4) Pumpkin Spice. Everything is pumpkin spice, which is bad enough, but then all the people crazy about pumpkin spice everything never ever stop going on and on about it. Stop the madness and give me my peppermint everything!
5) Columbus Day: We get one official day off this month and it’s to commemorate someone terrible. I love that in some communities, they’ve changed the name of the holiday to celebrate something else, but come on, it’s 2016! Can’t we do better?
6) Halloween. First, there is one and only one thing I like about this holiday. Cute and clever costumes. I love it when families wear theme costumes or work together to make homemade costumes. I’ve had fun dressing my own kids up as our last name, but I think we’ve reached the ages where that’s not going to work anymore. Sigh.
I hate the glorification of everything scary, gross, slutty, demonic, death-related, and gory. People here start decorating early in the month and it’s inescapable by the end. Everywhere in my once-sweet neighborhood there are ghosts, corpses, bloody heads and hands and zombies. If it were just spiders and skeletons, I don’t mind. That’s nature and science! But this world is hard and scary enough as it is, I don’t understand the need or desire to spend money on making it worse.
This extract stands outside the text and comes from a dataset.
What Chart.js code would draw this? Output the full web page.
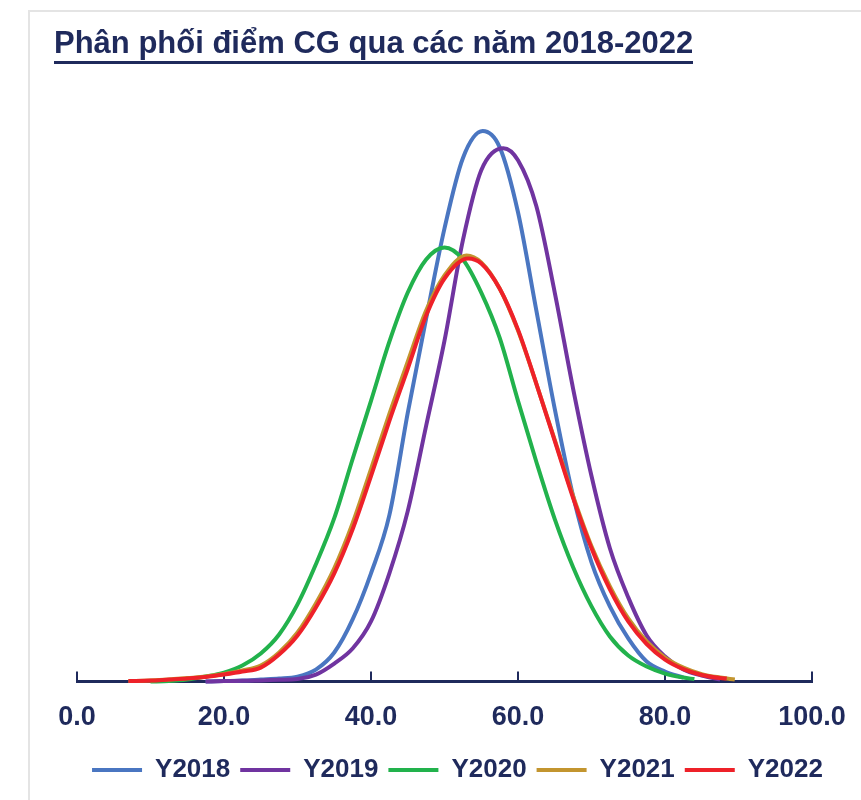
<!DOCTYPE html>
<html>
<head>
<meta charset="utf-8">
<script src="https://cdn.jsdelivr.net/npm/chart.js@4.4.1/dist/chart.umd.min.js"></script>
<style>
  html, body { margin: 0; padding: 0; background: #fff; }
  #wrap { position: relative; width: 861px; height: 800px; overflow: hidden; }
  #frame { position: absolute; left: 28px; top: 10px; width: 900px; height: 900px;
           border-top: 2px solid #e4e4e4; border-left: 2px solid #e4e4e4; }
  #title { position: absolute; left: 54px; top: 27px; margin: 0;
           font: bold 31px "Liberation Sans", Arial, sans-serif; line-height: 31px;
           color: #1f2a5c; padding-bottom: 3px; border-bottom: 3px solid #1f2a5c; white-space: nowrap; }
  canvas { position: absolute; left: 0; top: 0; }
</style>
</head>
<body>
<div id="wrap">
  <div id="frame"></div>
  <canvas id="chart" width="861" height="800"></canvas>
  <div id="title">Phân phối điểm CG qua các năm 2018-2022</div>
</div>
<script>
// score distribution per year, x = score, y = relative frequency
const seriesNames = ["Y2018", "Y2019", "Y2020", "Y2021", "Y2022"];
const seriesColors = ["#4a76c1", "#7034a0", "#22b24c", "#c3952f", "#ee2129"];

const xs2018 = [17.5, 20, 22.5, 25, 27.5, 30, 32.5, 35, 37.5, 40, 42.5, 45, 47.5, 50, 52.5, 55.2, 57.5, 60, 62.5, 65, 67.5, 70, 72.5, 75, 77.5, 80, 82.5];
const ys2018 = [0, 0.005, 0.01, 0.02, 0.03, 0.05, 0.12, 0.29, 0.62, 1.08, 1.66, 2.68, 3.62, 4.52, 5.22, 5.49, 5.33, 4.68, 3.70, 2.72, 1.85, 1.19, 0.75, 0.43, 0.20, 0.10, 0.04];

const xs2019 = [17.5, 20, 22.5, 25, 27.5, 30, 32.5, 35, 37.5, 40, 42.5, 45, 47.5, 50, 52.5, 55, 58, 60, 62.5, 65, 67.5, 70, 72.5, 75, 77.5, 80, 82.5, 85, 87.5];
const ys2019 = [0, 0.005, 0.008, 0.012, 0.018, 0.025, 0.07, 0.18, 0.33, 0.60, 1.08, 1.70, 2.55, 3.40, 4.40, 5.10, 5.32, 5.20, 4.74, 3.88, 2.92, 2.05, 1.33, 0.84, 0.46, 0.25, 0.12, 0.06, 0.02];

const xs2020 = [10, 12.5, 15, 17.5, 20, 22.5, 25, 27.5, 30, 32.5, 35, 37.5, 40, 42.5, 45, 47.5, 50, 52.5, 55, 57.5, 60, 62.5, 65, 67.5, 70, 72.5, 75, 77.5, 80, 82.5, 84];
const ys2020 = [0, 0.005, 0.02, 0.05, 0.09, 0.16, 0.28, 0.47, 0.77, 1.17, 1.63, 2.22, 2.80, 3.39, 3.88, 4.21, 4.33, 4.21, 3.88, 3.43, 2.80, 2.19, 1.62, 1.14, 0.75, 0.45, 0.26, 0.15, 0.08, 0.04, 0.025];

const xs2021 = [7, 10, 12.5, 15, 17.5, 20, 22.5, 25, 27.5, 30, 32.5, 35, 37.5, 40, 42.5, 45, 47.5, 50, 53, 55, 57.5, 60, 62.5, 65, 67.5, 70, 72.5, 75, 77.5, 80, 82.5, 85, 87.5, 89.5];
const ys2021 = [0.005, 0.01, 0.02, 0.035, 0.05, 0.075, 0.11, 0.16, 0.29, 0.49, 0.78, 1.13, 1.58, 2.12, 2.67, 3.19, 3.70, 4.05, 4.25, 4.18, 3.92, 3.50, 2.97, 2.41, 1.85, 1.35, 0.95, 0.63, 0.40, 0.24, 0.14, 0.075, 0.04, 0.02];

const xs2022 = [7, 10, 12.5, 15, 17.5, 20, 22.5, 25, 27.5, 30, 32.5, 35, 37.5, 40, 42.5, 45, 47.5, 50, 53.2, 55, 57.5, 60, 62.5, 65, 67.5, 70, 72.5, 75, 77.5, 80, 82.5, 85, 87.5, 88.4];
const ys2022 = [0.005, 0.01, 0.02, 0.03, 0.045, 0.07, 0.10, 0.14, 0.27, 0.46, 0.74, 1.08, 1.52, 2.05, 2.60, 3.12, 3.65, 4.02, 4.22, 4.17, 3.92, 3.51, 2.97, 2.40, 1.83, 1.33, 0.92, 0.60, 0.375, 0.22, 0.125, 0.066, 0.035, 0.03];

const xTicks = [0, 20, 40, 60, 80, 100];

const allX = [xs2018, xs2019, xs2020, xs2021, xs2022];
const allY = [ys2018, ys2019, ys2020, ys2021, ys2022];

const navy = "#1f2a5c";
const fontFamily = '"Liberation Sans", Arial, sans-serif';

// small tick marks pointing up from the axis line
const upTicks = {
  id: "upTicks",
  beforeDatasetsDraw(chart) {
    const ctx = chart.ctx;
    const xs = chart.scales.x;
    const bottom = chart.chartArea.bottom;
    ctx.save();
    ctx.strokeStyle = navy;
    ctx.lineWidth = 2;
    xTicks.forEach(v => {
      const px = Math.round(xs.getPixelForValue(v));
      ctx.beginPath();
      ctx.moveTo(px, bottom);
      ctx.lineTo(px, bottom - 10);
      ctx.stroke();
    });
    ctx.restore();
  }
};

const datasets = seriesNames.map((name, i) => ({
  label: name,
  data: allX[i].map((x, j) => ({ x: x, y: allY[i][j] })),
  borderColor: seriesColors[i],
  backgroundColor: seriesColors[i],
  borderWidth: 4,
  pointRadius: 0,
  cubicInterpolationMode: "monotone",
  clip: false,
  order: seriesNames.length - i
}));

// hidden side axes only reserve room so the legend can use the full width
const spacer = (w, pos) => ({
  display: true,
  position: pos,
  min: 0,
  max: 5.8,
  ticks: { display: false },
  grid: { display: false, drawTicks: false },
  border: { display: false },
  afterFit: (scale) => { scale.width = w; }
});

new Chart(document.getElementById("chart"), {
  type: "line",
  data: { datasets: datasets },
  options: {
    responsive: false,
    animation: false,
    layout: { padding: { left: 60, right: 6, top: 100, bottom: 7 } },
    scales: {
      x: {
        type: "linear",
        min: 0,
        max: 100,
        afterBuildTicks: (scale) => { scale.ticks = xTicks.map(v => ({ value: v })); },
        afterFit: (scale) => {
          scale.height -= 7;
          scale.paddingLeft = 0;
          scale.paddingRight = 0;
        },
        grid: { display: false, drawTicks: false },
        border: { display: true, color: navy, width: 3 },
        ticks: {
          padding: 20,
          maxRotation: 0,
          color: navy,
          font: { family: fontFamily, size: 27, weight: "bold" },
          callback: (v) => Number(v).toFixed(1)
        }
      },
      y: spacer(17, "left"),
      y2: spacer(43, "right")
    },
    plugins: {
      legend: {
        position: "bottom",
        reverse: true,
        labels: {
          usePointStyle: true,
          pointStyle: "line",
          pointStyleWidth: 50,
          color: navy,
          padding: 10,
          font: { family: fontFamily, size: 26, weight: "bold" }
        }
      },
      tooltip: { enabled: false }
    }
  },
  plugins: [upTicks]
});
</script>
</body>
</html>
Here’s another thing. I have a problem with candy. I don’t like having candy in my house, I don’t like people giving my kids candy, I don’t like my kids asking for candy constantly when they know we have it, I don’t like the expectation that I’m going to give someone else’s kids candy (or whatever healthy or non-food alternative is suggested). I have this problem every holiday that involves candy (which is all of them), but Halloween is the worst.
I realize my issues with this holiday are very personal and American culture is not going to let Halloween go away, so I’ll just have to continue navigating my way through the blood-soaked headless corpses that line the way, but I don’t have to pretend to like it!
I have social anxiety about this, too, because I don’t want to make other people feel bad if they do like Halloween. I don’t want to miss out on the opportunities to get to know people in my community by avoiding events. I don’t like feeling like the weird one for not wanting to spend money on costumes, decorations or candy that serve a purpose that I wholeheartedly disagree with. I thought we’d avoid Halloween when we moved to a Muslim country. Halloween is forbidden there, so we’d be safe, right? No! The Embassy went all out to decorate the halls and even outside public spaces, so for the entire month of October I had to take my kids through a haunted hallway just to go to the pool. It was out of control! I’m seriously not trying to take away anyone’s right to celebrate or decorate for whatever reason they choose, but there is no space for me to not have it in my face. November first can not come soon enough!
So, there it is. All my soul vomit about October, released to haunt cyberspace forever. But vomit is gross, so that’s in the spirit of Halloween, right?
All month-shaming aside, I know plenty of good things happen in Octobers. Wonderful people are born in Octobers and many good times ensue. I, myself, have experienced God’s new mercies every day so far this month, spent time with people I love and, for the most part, enjoyed life. It’s just a month and I can get through it, having many meaningful and enriching experiences. November is one of my favorite months, so if I have to pass through October to get there, I will. Every year. (Unless/Until I figure out a way to skip it.)
How about you? Want to correct me on why October is absolutely the best month ever or commiserate with me on why it’s not? Do you have any coping strategies I could use to get through it or referrals to a therapist who could help me work out some of my issues (but not all of them, I still want to be funny)?